— BEGIN —
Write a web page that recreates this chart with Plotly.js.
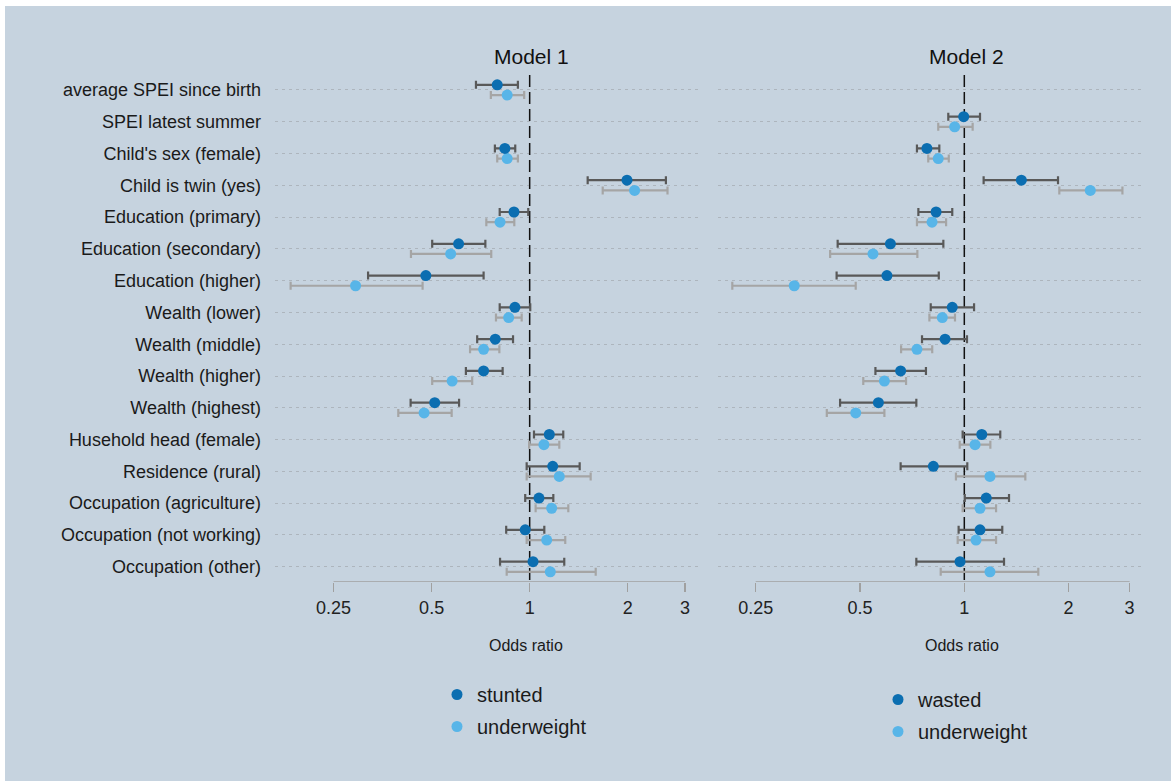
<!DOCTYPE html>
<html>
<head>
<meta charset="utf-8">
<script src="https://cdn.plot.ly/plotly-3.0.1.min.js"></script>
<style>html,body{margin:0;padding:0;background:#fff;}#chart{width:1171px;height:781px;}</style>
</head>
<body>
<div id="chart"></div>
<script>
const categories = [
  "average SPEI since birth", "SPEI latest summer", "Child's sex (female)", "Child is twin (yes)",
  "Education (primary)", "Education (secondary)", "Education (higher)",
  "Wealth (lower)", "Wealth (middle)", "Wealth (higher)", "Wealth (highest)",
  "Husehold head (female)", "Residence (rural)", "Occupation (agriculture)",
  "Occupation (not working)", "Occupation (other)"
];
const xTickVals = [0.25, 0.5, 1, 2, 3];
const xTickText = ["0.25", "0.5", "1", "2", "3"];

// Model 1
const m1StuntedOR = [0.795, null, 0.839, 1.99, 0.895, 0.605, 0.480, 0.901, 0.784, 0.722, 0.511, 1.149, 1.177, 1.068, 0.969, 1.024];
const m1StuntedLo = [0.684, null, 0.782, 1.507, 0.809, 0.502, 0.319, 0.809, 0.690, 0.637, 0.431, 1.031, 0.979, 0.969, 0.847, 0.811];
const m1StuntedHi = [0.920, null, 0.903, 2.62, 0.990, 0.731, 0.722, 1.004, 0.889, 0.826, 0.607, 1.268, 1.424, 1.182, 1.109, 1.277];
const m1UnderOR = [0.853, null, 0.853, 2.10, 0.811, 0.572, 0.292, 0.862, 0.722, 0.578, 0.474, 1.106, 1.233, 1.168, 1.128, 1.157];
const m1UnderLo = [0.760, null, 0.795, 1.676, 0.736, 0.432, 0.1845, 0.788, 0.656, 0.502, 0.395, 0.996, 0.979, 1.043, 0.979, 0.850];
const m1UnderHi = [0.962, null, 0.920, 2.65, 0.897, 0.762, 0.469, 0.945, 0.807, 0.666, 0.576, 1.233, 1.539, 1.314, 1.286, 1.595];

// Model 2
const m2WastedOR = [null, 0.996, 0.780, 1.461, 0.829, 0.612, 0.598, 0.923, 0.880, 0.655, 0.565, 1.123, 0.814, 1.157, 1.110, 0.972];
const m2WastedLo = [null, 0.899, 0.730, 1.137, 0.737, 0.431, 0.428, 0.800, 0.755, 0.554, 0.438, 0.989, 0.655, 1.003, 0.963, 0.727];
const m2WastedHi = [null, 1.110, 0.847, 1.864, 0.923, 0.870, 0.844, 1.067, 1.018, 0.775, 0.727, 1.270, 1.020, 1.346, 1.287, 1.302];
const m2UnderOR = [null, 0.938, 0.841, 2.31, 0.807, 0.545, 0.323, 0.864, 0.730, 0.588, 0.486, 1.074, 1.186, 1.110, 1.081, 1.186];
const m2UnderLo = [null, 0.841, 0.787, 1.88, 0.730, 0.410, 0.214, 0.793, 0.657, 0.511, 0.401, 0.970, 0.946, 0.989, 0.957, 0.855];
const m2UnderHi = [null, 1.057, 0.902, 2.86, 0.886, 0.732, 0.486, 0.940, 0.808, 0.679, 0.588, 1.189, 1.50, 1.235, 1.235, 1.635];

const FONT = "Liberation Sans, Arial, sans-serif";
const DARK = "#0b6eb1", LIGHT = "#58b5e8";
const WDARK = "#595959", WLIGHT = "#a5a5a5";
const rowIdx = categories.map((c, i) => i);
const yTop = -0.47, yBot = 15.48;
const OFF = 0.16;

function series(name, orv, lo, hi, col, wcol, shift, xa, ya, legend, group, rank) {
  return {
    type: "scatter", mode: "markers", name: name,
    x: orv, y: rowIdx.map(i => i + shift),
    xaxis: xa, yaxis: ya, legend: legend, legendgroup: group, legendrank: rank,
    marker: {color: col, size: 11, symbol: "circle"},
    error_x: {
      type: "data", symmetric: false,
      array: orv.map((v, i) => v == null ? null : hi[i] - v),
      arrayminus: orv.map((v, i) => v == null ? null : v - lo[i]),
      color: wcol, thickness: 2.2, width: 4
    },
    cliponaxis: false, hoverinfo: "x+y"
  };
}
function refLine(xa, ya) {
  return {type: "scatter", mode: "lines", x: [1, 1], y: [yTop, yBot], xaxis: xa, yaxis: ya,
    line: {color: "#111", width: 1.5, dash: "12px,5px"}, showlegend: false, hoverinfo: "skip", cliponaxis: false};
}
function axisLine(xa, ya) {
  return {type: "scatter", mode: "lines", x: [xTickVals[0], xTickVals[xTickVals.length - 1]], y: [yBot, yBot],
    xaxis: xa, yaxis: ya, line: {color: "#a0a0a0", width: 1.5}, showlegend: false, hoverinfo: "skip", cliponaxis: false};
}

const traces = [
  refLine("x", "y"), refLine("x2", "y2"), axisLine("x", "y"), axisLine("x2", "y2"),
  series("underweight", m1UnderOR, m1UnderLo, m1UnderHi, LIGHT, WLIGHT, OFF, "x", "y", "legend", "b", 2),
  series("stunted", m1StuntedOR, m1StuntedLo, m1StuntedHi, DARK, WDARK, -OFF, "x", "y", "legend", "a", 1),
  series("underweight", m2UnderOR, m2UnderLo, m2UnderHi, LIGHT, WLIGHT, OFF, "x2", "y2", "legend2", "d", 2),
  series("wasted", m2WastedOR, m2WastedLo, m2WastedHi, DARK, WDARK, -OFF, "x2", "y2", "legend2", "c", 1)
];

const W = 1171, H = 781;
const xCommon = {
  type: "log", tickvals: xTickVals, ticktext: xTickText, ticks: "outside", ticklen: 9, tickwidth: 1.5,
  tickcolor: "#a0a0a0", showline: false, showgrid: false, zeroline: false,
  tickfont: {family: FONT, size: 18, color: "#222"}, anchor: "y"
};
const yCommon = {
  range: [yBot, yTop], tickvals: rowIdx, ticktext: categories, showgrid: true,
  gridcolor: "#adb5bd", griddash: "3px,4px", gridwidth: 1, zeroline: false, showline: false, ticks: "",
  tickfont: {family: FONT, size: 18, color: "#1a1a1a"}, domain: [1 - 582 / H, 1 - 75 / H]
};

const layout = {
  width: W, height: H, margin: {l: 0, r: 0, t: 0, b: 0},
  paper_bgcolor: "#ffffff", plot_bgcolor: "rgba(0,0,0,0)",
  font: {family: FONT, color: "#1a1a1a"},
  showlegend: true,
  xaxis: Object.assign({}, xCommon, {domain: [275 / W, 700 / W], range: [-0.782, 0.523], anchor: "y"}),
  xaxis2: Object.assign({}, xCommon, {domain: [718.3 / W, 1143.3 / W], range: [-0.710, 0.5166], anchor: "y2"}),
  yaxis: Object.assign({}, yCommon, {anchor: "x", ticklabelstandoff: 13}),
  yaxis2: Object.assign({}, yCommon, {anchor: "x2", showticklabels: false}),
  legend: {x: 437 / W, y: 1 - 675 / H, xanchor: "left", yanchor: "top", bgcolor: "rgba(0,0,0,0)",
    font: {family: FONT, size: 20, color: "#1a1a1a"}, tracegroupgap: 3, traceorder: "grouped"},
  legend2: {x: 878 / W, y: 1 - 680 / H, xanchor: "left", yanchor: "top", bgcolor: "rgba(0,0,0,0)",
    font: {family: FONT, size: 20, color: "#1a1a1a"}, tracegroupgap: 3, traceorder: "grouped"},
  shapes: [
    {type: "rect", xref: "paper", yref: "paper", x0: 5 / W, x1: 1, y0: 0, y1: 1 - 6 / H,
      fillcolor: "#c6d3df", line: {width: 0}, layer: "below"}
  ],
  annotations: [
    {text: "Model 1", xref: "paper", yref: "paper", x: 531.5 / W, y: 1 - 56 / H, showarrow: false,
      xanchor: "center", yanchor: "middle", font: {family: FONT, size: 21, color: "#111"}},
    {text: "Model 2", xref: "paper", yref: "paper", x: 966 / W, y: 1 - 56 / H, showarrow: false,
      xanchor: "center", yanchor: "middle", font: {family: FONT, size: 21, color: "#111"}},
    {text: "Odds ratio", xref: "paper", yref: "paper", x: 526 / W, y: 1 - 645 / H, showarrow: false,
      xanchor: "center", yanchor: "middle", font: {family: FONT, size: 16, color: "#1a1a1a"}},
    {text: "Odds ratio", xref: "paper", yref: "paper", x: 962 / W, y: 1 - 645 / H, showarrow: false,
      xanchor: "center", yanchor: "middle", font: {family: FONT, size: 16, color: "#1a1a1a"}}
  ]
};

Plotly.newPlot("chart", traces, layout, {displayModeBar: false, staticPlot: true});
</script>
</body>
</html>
— END —
→ **Work to be completed**: Restate exactly, please, only the lines between the start of the data and the line containing "1.314, 1.286, 1.595];", both ends included, skipping the pictures.

→ **Exercise answer**:
Write a web page that recreates this chart with Plotly.js.
<!DOCTYPE html>
<html>
<head>
<meta charset="utf-8">
<script src="https://cdn.plot.ly/plotly-3.0.1.min.js"></script>
<style>html,body{margin:0;padding:0;background:#fff;}#chart{width:1171px;height:781px;}</style>
</head>
<body>
<div id="chart"></div>
<script>
const categories = [
  "average SPEI since birth", "SPEI latest summer", "Child's sex (female)", "Child is twin (yes)",
  "Education (primary)", "Education (secondary)", "Education (higher)",
  "Wealth (lower)", "Wealth (middle)", "Wealth (higher)", "Wealth (highest)",
  "Husehold head (female)", "Residence (rural)", "Occupation (agriculture)",
  "Occupation (not working)", "Occupation (other)"
];
const xTickVals = [0.25, 0.5, 1, 2, 3];
const xTickText = ["0.25", "0.5", "1", "2", "3"];

// Model 1
const m1StuntedOR = [0.795, null, 0.839, 1.99, 0.895, 0.605, 0.480, 0.901, 0.784, 0.722, 0.511, 1.149, 1.177, 1.068, 0.969, 1.024];
const m1StuntedLo = [0.684, null, 0.782, 1.507, 0.809, 0.502, 0.319, 0.809, 0.690, 0.637, 0.431, 1.031, 0.979, 0.969, 0.847, 0.811];
const m1StuntedHi = [0.920, null, 0.903, 2.62, 0.990, 0.731, 0.722, 1.004, 0.889, 0.826, 0.607, 1.268, 1.424, 1.182, 1.109, 1.277];
const m1UnderOR = [0.853, null, 0.853, 2.10, 0.811, 0.572, 0.292, 0.862, 0.722, 0.578, 0.474, 1.106, 1.233, 1.168, 1.128, 1.157];
const m1UnderLo = [0.760, null, 0.795, 1.676, 0.736, 0.432, 0.1845, 0.788, 0.656, 0.502, 0.395, 0.996, 0.979, 1.043, 0.979, 0.850];
const m1UnderHi = [0.962, null, 0.920, 2.65, 0.897, 0.762, 0.469, 0.945, 0.807, 0.666, 0.576, 1.233, 1.539, 1.314, 1.286, 1.595];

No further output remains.